PROBLEM
Any pictures in the records below must be left out when you repeat the lines from the line containing "What Plotly code" through the line containing "import plotly.graph_objects as go" exactly.

INFORMATION GIVEN
****************
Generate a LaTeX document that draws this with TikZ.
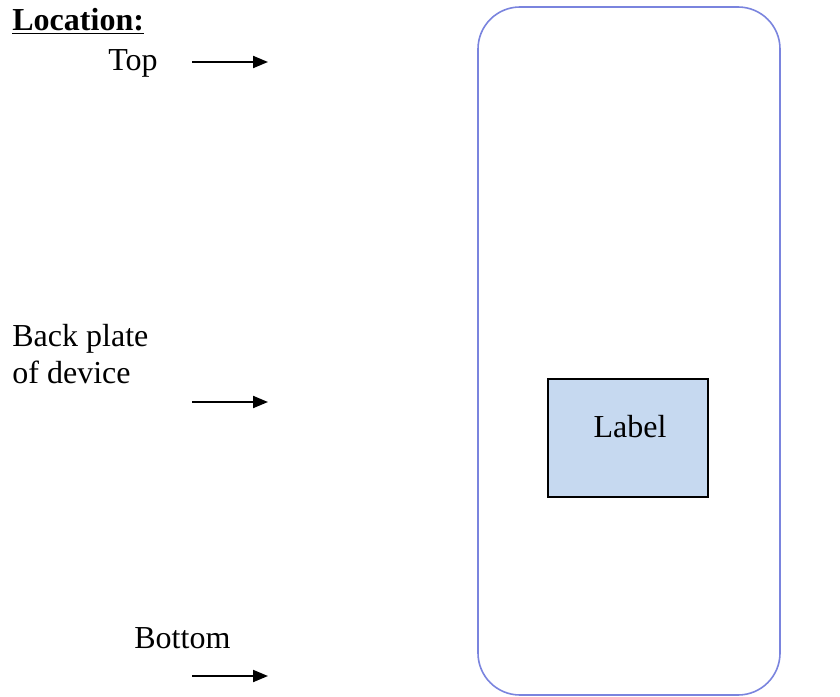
\documentclass[tikz,border=0pt]{standalone}
\usepackage{fontspec}
\setmainfont{Liberation Serif}
\usetikzlibrary{arrows.meta}
\definecolor{platecol}{RGB}{122,132,222}
\definecolor{labelfill}{RGB}{198,217,240}
\tikzset{
  pointer/.style={line width=1pt, -{Triangle[length=7.5pt,width=6pt]}},
  caption/.style={inner sep=0pt, anchor=base west, font=\fontsize{16}{18.5}\selectfont},
}
\begin{document}
\begin{tikzpicture}[x=0.5pt,y=-0.5pt]
    \useasboundingbox (0,0) rectangle (840,696);
    % back plate of the device
    \draw[platecol, line width=0.8pt, rounded corners=21pt] (478,7) rectangle (780,695);
    \node[draw, line width=0.8pt, fill=labelfill, minimum width=80pt, minimum height=59pt, anchor=north west] (label) at (547,378) {};
    \node[caption, anchor=base] (labeltext) at (630,437) {Label};
    % captions on the left
    \node[caption, font=\fontsize{16}{18.5}\selectfont\bfseries] (loc) at (12,30) {\underline{Location:}};
    \node[caption] (top) at (108,70) {Top};
    \node[caption, align=left, anchor=north west] (back) at (12,324) {Back plate\\of device};
    \node[caption] (bottom) at (134,648) {Bottom};
    % pointers
    \coordinate (topA) at (192,62);     \coordinate (topB) at (268,62);
    \coordinate (backA) at (192,402);   \coordinate (backB) at (268,402);
    \coordinate (botA) at (192,676);    \coordinate (botB) at (268,676);
    \draw[pointer] (topA) -- (topB);
    \draw[pointer] (backA) -- (backB);
    \draw[pointer] (botA) -- (botB);
\end{tikzpicture}
\end{document}
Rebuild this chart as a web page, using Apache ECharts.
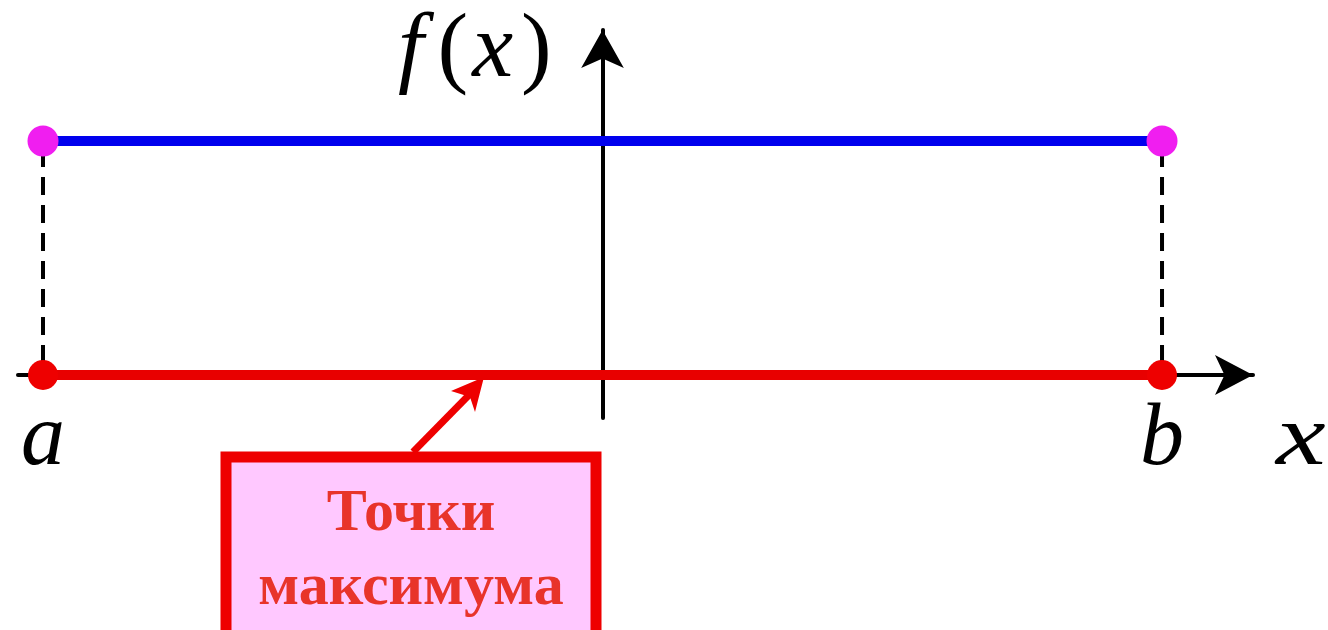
<!DOCTYPE html>
<html>
<head>
<meta charset="utf-8">
<script src="https://cdn.jsdelivr.net/npm/echarts@6/dist/echarts.min.js"></script>
<style>
  html, body { margin: 0; padding: 0; background: #fff; }
  #chart { width: 1328px; height: 630px; }
</style>
</head>
<body>
<div id="chart"></div>
<script>
// ends of the segment [a, b]
var segmentX = [-5, 5];
var endNames = ['a', 'b'];
// f(x) is constant on [a, b]
var fValues = [2, 2];
// every point of [a, b] is a maximum point (drawn on the x axis)
var maxPointLevel = [0, 0];
var noteLines = ['Точки', 'максимума'];

var serif = '"Liberation Serif", "DejaVu Serif", serif';

function pairs(xs, ys) {
  return xs.map(function (x, i) { return [x, ys[i]]; });
}

var chart = echarts.init(document.getElementById('chart'));

var series = [];
// dashed drop lines from f(a), f(b) to the axis
segmentX.forEach(function (x, i) {
  series.push({
    type: 'line',
    data: [[x, fValues[i]], [x, maxPointLevel[i]]],
    showSymbol: false,
    silent: true,
    z: 2,
    lineStyle: { color: '#000', width: 4, type: [18, 10], dashOffset: -8 }
  });
});
// f(x)
series.push({
  type: 'line',
  data: pairs(segmentX, fValues),
  symbol: 'circle',
  symbolSize: 31,
  z: 3,
  lineStyle: { color: '#0000ee', width: 10 },
  itemStyle: { color: '#f01ef0' }
});
// maximum points on the x axis
series.push({
  type: 'line',
  data: pairs(segmentX, maxPointLevel),
  symbol: 'circle',
  symbolSize: 30,
  z: 3,
  lineStyle: { color: '#e80000', width: 10 },
  itemStyle: { color: '#ee0000' },
  label: {
    show: true,
    position: 'bottom',
    distance: 7,
    formatter: function (p) { return endNames[p.dataIndex]; },
    fontFamily: serif,
    fontStyle: 'italic',
    fontSize: 88,
    color: '#000'
  }
});

chart.setOption({
  animation: false,
  grid: { left: 18, right: 75, top: 30, bottom: 212 },
  xAxis: {
    type: 'value',
    min: -5.2234,
    max: 5.813,
    splitLine: { show: false },
    axisTick: { show: false },
    axisLabel: { show: false },
    axisLine: {
      onZero: true,
      symbol: ['none', 'arrow'],
      symbolSize: [30, 38],
      lineStyle: { color: '#000', width: 4 }
    }
  },
  yAxis: {
    type: 'value',
    min: -0.3675,
    max: 2.949,
    splitLine: { show: false },
    axisTick: { show: false },
    axisLabel: { show: false },
    axisLine: {
      onZero: true,
      symbol: ['none', 'arrow'],
      symbolSize: [32, 38],
      lineStyle: { color: '#000', width: 4 }
    }
  },
  series: series,
  graphic: [
    {
      type: 'text',
      left: 398, top: 6,
      style: {
        text: '{f|f}{lp|(}{i|x}{rp|)}',
        rich: {
          f: { font: 'italic 92px ' + serif, fill: '#000', padding: [0, 0, 0, 6] },
          i: { font: 'italic 92px ' + serif, fill: '#000' },
          lp: { font: '92px ' + serif, fill: '#000', padding: [0, 4, 0, 14] },
          rp: { font: '92px ' + serif, fill: '#000', padding: [0, 0, 0, 8] }
        }
      }
    },
    {
      type: 'text',
      x: 1276, y: 398,
      scaleX: 1.3,
      style: { text: 'x', font: 'italic 86px ' + serif, fill: '#000' }
    },
    {
      type: 'line',
      shape: { x1: 413, y1: 452, x2: 470, y2: 394 },
      style: { stroke: '#ee0000', lineWidth: 7 }
    },
    {
      type: 'polygon',
      shape: { points: [[484, 377], [451, 391], [470, 397], [475, 412]] },
      style: { fill: '#ee0000' }
    },
    {
      type: 'rect',
      shape: { x: 226, y: 457, width: 370, height: 200 },
      style: { fill: '#ffc8ff', stroke: '#ee0000', lineWidth: 11 }
    },
    {
      type: 'text',
      x: 411, y: 551,
      style: {
        text: noteLines.join('\n'),
        font: 'bold 60px ' + serif,
        lineHeight: 74,
        fill: '#e8342a',
        align: 'center',
        verticalAlign: 'middle'
      }
    }
  ]
});
</script>
</body>
</html>
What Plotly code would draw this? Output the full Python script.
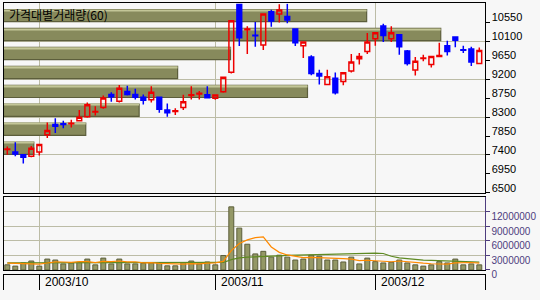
import plotly.graph_objects as go

# ---------------- data ----------------
dates = (["2003-09-25", "2003-09-26", "2003-09-29", "2003-09-30",
          "2003-10-01", "2003-10-02", "2003-10-06", "2003-10-07", "2003-10-08", "2003-10-09", "2003-10-10",
          "2003-10-13", "2003-10-14", "2003-10-15", "2003-10-16", "2003-10-17",
          "2003-10-20", "2003-10-21", "2003-10-22", "2003-10-23", "2003-10-24",
          "2003-10-27", "2003-10-28", "2003-10-29", "2003-10-30", "2003-10-31",
          "2003-11-03", "2003-11-04", "2003-11-05", "2003-11-06", "2003-11-07",
          "2003-11-10", "2003-11-11", "2003-11-12", "2003-11-13", "2003-11-14",
          "2003-11-17", "2003-11-18", "2003-11-19", "2003-11-20", "2003-11-21",
          "2003-11-24", "2003-11-25", "2003-11-26", "2003-11-27", "2003-11-28",
          "2003-12-01", "2003-12-02", "2003-12-03", "2003-12-04", "2003-12-05",
          "2003-12-08", "2003-12-09", "2003-12-10", "2003-12-11", "2003-12-12",
          "2003-12-15", "2003-12-16", "2003-12-17", "2003-12-18"])

open_ = [7530, 7470, 7405, 7370, 7470, 7880, 8125, 8140, 8140, 8215,
         8310, 8420, 8525, 8835, 8675, 8905, 8835, 8770, 8710, 8770,
         8465, 8435, 8525, 8815, 8850, 8830, 8745, 8900, 9365, 10980,
         10375, 10245, 10010, 10800, 10750, 10690, 10390, 9995, 9725, 9335,
         9075, 9220, 9145, 9395, 9685, 9855, 10160, 10465, 10160, 10255,
         9870, 9420, 9690, 9550, 9740, 9995, 10200, 9900, 9915, 9570]
high = [7600, 7700, 7410, 7615, 7655, 8170, 8270, 8210, 8235, 8465,
        8645, 8555, 8815, 8890, 9060, 9045, 8970, 8835, 9030, 8770,
        8625, 8510, 8830, 9030, 8920, 9030, 8830, 9265, 10605, 10990,
        10455, 10560, 10750, 10850, 10980, 10990, 10390, 10085, 9770, 9425,
        9425, 9360, 9350, 9795, 9820, 10295, 10315, 10515, 10455, 10255,
        9895, 9725, 9780, 9740, 10065, 10110, 10200, 9995, 9970, 9955]
low = [7405, 7370, 7195, 7345, 7385, 7805, 7920, 8035, 8055, 8205,
       8285, 8340, 8495, 8665, 8645, 8815, 8720, 8600, 8645, 8400,
       8310, 8350, 8470, 8720, 8720, 8760, 8710, 8875, 9335, 9985,
       9800, 9970, 9895, 10445, 10545, 10530, 9985, 9705, 9295, 9075,
       9055, 8835, 9055, 9360, 9550, 9800, 9995, 10085, 10085, 9780,
       9525, 9285, 9625, 9475, 9740, 9765, 9960, 9820, 9510, 9570]
close = [7540, 7420, 7345, 7560, 7650, 7980, 8080, 8125, 8155, 8295,
         8595, 8435, 8755, 8780, 8985, 8835, 8770, 8700, 8890, 8485,
         8400, 8450, 8665, 8830, 8865, 8760, 8825, 9245, 10590, 10185,
         10390, 10230, 10750, 10580, 10845, 10605, 10065, 10085, 9335, 9275,
         9260, 8875, 9350, 9605, 9740, 10085, 10300, 10240, 10300, 9970,
         9570, 9625, 9700, 9740, 9765, 9855, 10125, 9885, 9605, 9880]

volume = [1070000, 800000, 1460000, 1860000, 800000, 2260000, 2060000, 1260000, 1460000, 1600000,
          2260000, 1060000, 2460000, 1260000, 2260000, 1260000, 1260000, 1400000, 1460000, 1460000,
          860000, 860000, 1530000, 1860000, 1260000, 1660000, 1060000, 3000000, 13060000, 8660000,
          5330000, 3330000, 3860000, 2660000, 3060000, 2660000, 2060000, 2260000, 3060000, 2860000,
          2060000, 2060000, 1660000, 2660000, 1260000, 2460000, 1730000, 1460000, 1600000, 2060000,
          1460000, 1060000, 800000, 1060000, 1730000, 1460000, 2260000, 1060000, 1260000, 1060000]

vol_ma5 = [1400000, 1380000, 1360000, 1350000, 1200000, 1440000, 1690000, 1650000, 1570000, 1730000,
           1730000, 1530000, 1770000, 1730000, 1860000, 1660000, 1700000, 1490000, 1530000, 1370000,
           1290000, 1210000, 1230000, 1310000, 1270000, 1430000, 1470000, 1770000, 4010000, 5490000,
           6220000, 6680000, 6850000, 4770000, 3650000, 3110000, 2860000, 2540000, 2620000, 2580000,
           2460000, 2460000, 2340000, 2260000, 1940000, 2020000, 1950000, 1910000, 1700000, 1860000,
           1660000, 1530000, 1400000, 1290000, 1220000, 1220000, 1460000, 1510000, 1550000, 1420000]
vol_ma20 = [1460000, 1460000, 1460000, 1470000, 1480000, 1520000, 1560000, 1580000, 1580000, 1590000,
            1600000, 1600000, 1600000, 1600000, 1590000, 1580000, 1570000, 1560000, 1550000, 1540000,
            1530000, 1530000, 1530000, 1530000, 1560000, 1530000, 1480000, 1560000, 2140000, 2500000,
            2650000, 2760000, 2830000, 2900000, 2940000, 3010000, 3050000, 3100000, 3180000, 3250000,
            3310000, 3370000, 3370000, 3410000, 3410000, 3450000, 3490000, 3410000, 2840000, 2510000,
            2310000, 2200000, 2050000, 1970000, 1900000, 1840000, 1850000, 1790000, 1700000, 1610000]

# price-by-volume (60 days) : price band centres and relative volume
vp_price = [10710, 10260, 9810, 9360, 8910, 8460, 8010, 7560]
vp_volume = [75.5, 90.9, 47.2, 36.2, 63.2, 28.2, 17.1, 6.3]

price_ticks = [6500, 6950, 7400, 7850, 8300, 8750, 9200, 9650, 10100, 10550]
price_ticktext = ["6500", "6950", "7400", "7850", "8300", "8750", "9200", "9650", "10100", "10550"]
price_grid = [7400, 8300, 9200, 10100]
vol_ticks = [0, 3000000, 6000000, 9000000, 12000000]
vol_ticktext = ["0", "3000000", "6000000", "9000000", "12000000"]
title_text = "가격대별거래량(60)"

# ---------------- derived ----------------
idx = list(range(len(dates)))
month_idx = [i for i in idx if i > 0 and dates[i][5:7] != dates[i - 1][5:7]]
month_lbl = [dates[i][:4] + "/" + dates[i][5:7] for i in month_idx]

W, H = 540, 300
def px_x(p):
    return p / W
def px_y(p):
    return 1 - p / H

BG = "#f7f7f7"
GRID = "#bcbca6"
OLIVE = "#878a5c"
OLIVE_DARK = "#5c5e3b"
OLIVE_LIGHT = "#c3c697"
VOL_FILL = "#949866"
PURPLE = "#4e3d7e"
RED = "#ee0000"
BLUE = "#0000ff"
FONT = "Liberation Sans"

xr = [-0.475, 59.65]
xdom = [px_x(3.5), px_x(484.5)]

fig = go.Figure()

# price-by-volume horizontal bars (main subplot x / y)
fig.add_trace(go.Bar(
    y=vp_price, x=vp_volume, orientation="h", width=290,
    marker=dict(color=OLIVE, line=dict(color=OLIVE_DARK, width=1.2)),
    xaxis="x", yaxis="y", hoverinfo="skip"))
# light top edge of each price band bar
fig.add_trace(go.Bar(
    y=vp_price, x=vp_volume, orientation="h", width=28, offset=118,
    marker=dict(color=OLIVE_LIGHT, line=dict(width=0)),
    xaxis="x", yaxis="y", hoverinfo="skip"))

# candles (overlay subplot x5 / y5)
fig.add_trace(go.Candlestick(
    x=idx, open=open_, high=high, low=low, close=close,
    increasing=dict(line=dict(color=RED, width=1.5), fillcolor="rgba(0,0,0,0)"),
    decreasing=dict(line=dict(color=BLUE, width=1.5), fillcolor=BLUE),
    whiskerwidth=0, xaxis="x5", yaxis="y5", hoverinfo="skip"))

# volume bars
fig.add_trace(go.Bar(
    x=idx, y=volume, width=0.62,
    marker=dict(color=VOL_FILL, line=dict(color=OLIVE_DARK, width=1)),
    xaxis="x2", yaxis="y2", hoverinfo="skip"))
fig.add_trace(go.Scatter(
    x=idx, y=vol_ma20, mode="lines", line=dict(color="#5e8a22", width=1.2),
    xaxis="x2", yaxis="y6", hoverinfo="skip"))
fig.add_trace(go.Scatter(
    x=idx, y=vol_ma5, mode="lines", line=dict(color="#ff8a00", width=1.2),
    xaxis="x2", yaxis="y6", hoverinfo="skip"))

annotations = [dict(text=title_text, xref="paper", yref="paper", x=px_x(7), y=px_y(15.5),
                    xanchor="left", yanchor="middle", showarrow=False,
                    font=dict(family="Noto Sans CJK KR", size=12, color="black"))]
for mi, ml in zip(month_idx, month_lbl):
    annotations.append(dict(text=ml, xref="x3", yref="y3", x=mi, y=0.5, xanchor="left",
                            yanchor="middle", xshift=4, showarrow=False,
                            font=dict(family=FONT, size=12, color="black")))

fig.update_layout(
    width=W, height=H, margin=dict(l=0, r=0, t=0, b=0),
    paper_bgcolor=BG, plot_bgcolor=BG, showlegend=False, hovermode=False,
    barmode="overlay", boxgap=0.15,
    xaxis=dict(domain=xdom, range=[0, 100], anchor="y", showticklabels=False, ticks="",
               showgrid=False, zeroline=False, showline=True, mirror=True,
               linecolor="black", linewidth=1),
    yaxis=dict(domain=[px_y(199.5), px_y(3.5)], range=[6500, 11000], anchor="x", side="right",
               tickmode="array", tickvals=price_ticks, ticktext=price_ticktext,
               ticks="outside", ticklen=4, tickcolor="black", ticklabelshift=-5,
               tickfont=dict(family=FONT, size=11, color="black"), showgrid=False, zeroline=False,
               showline=True, mirror=True, linecolor="black", linewidth=1),
    xaxis5=dict(overlaying="x", anchor="y", range=xr, tickmode="array", tickvals=month_idx,
                showticklabels=False, ticks="", showgrid=True, gridcolor=GRID, gridwidth=1,
                zeroline=False, showline=False),
    yaxis5=dict(overlaying="y", anchor="x", range=[6500, 11000], tickmode="array", tickvals=price_grid,
                showticklabels=False, ticks="", showgrid=True, gridcolor=GRID, gridwidth=1,
                zeroline=False, showline=False),
    xaxis2=dict(domain=xdom, range=xr, anchor="y2", tickmode="array", tickvals=month_idx,
                showticklabels=False, ticks="", showgrid=True, gridcolor=GRID, zeroline=False,
                showline=True, mirror=True, linecolor="black", linewidth=1),
    yaxis2=dict(domain=[px_y(279.3), px_y(204.3)], range=[0, 15000000], anchor="x2", side="right",
                tickmode="array", tickvals=vol_ticks, showticklabels=False, ticks="",
                showgrid=True, gridcolor=GRID, zeroline=False,
                showline=True, mirror=True, linecolor="black", linewidth=1),
    yaxis6=dict(overlaying="y2", anchor="x2", side="right", range=[0, 15000000],
                tickmode="array", tickvals=vol_ticks, ticktext=vol_ticktext, ticks="outside",
                ticklen=4, tickcolor=PURPLE, ticklabelshift=5,
                tickfont=dict(family=FONT, size=10, color=PURPLE), showgrid=False, zeroline=False,
                showline=True, linecolor=PURPLE, linewidth=1),
    xaxis3=dict(domain=xdom, range=xr, anchor="y3", side="top", tickmode="array", tickvals=month_idx,
                showticklabels=False, ticks="", showgrid=True, gridcolor="black", zeroline=False,
                showline=True, mirror=False, linecolor="black", linewidth=1),
    yaxis3=dict(domain=[0, px_y(284.3)], range=[0, 1], anchor="x3", showticklabels=False, ticks="",
                showgrid=False, zeroline=False, showline=True, mirror=True, linecolor="black", linewidth=1),
    annotations=annotations,
)
fig.update_xaxes(rangeslider_visible=False)

fig.write_html("out.html")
****************
TASK OUTPUT
What Plotly code would draw this? Output the full Python script.
import plotly.graph_objects as go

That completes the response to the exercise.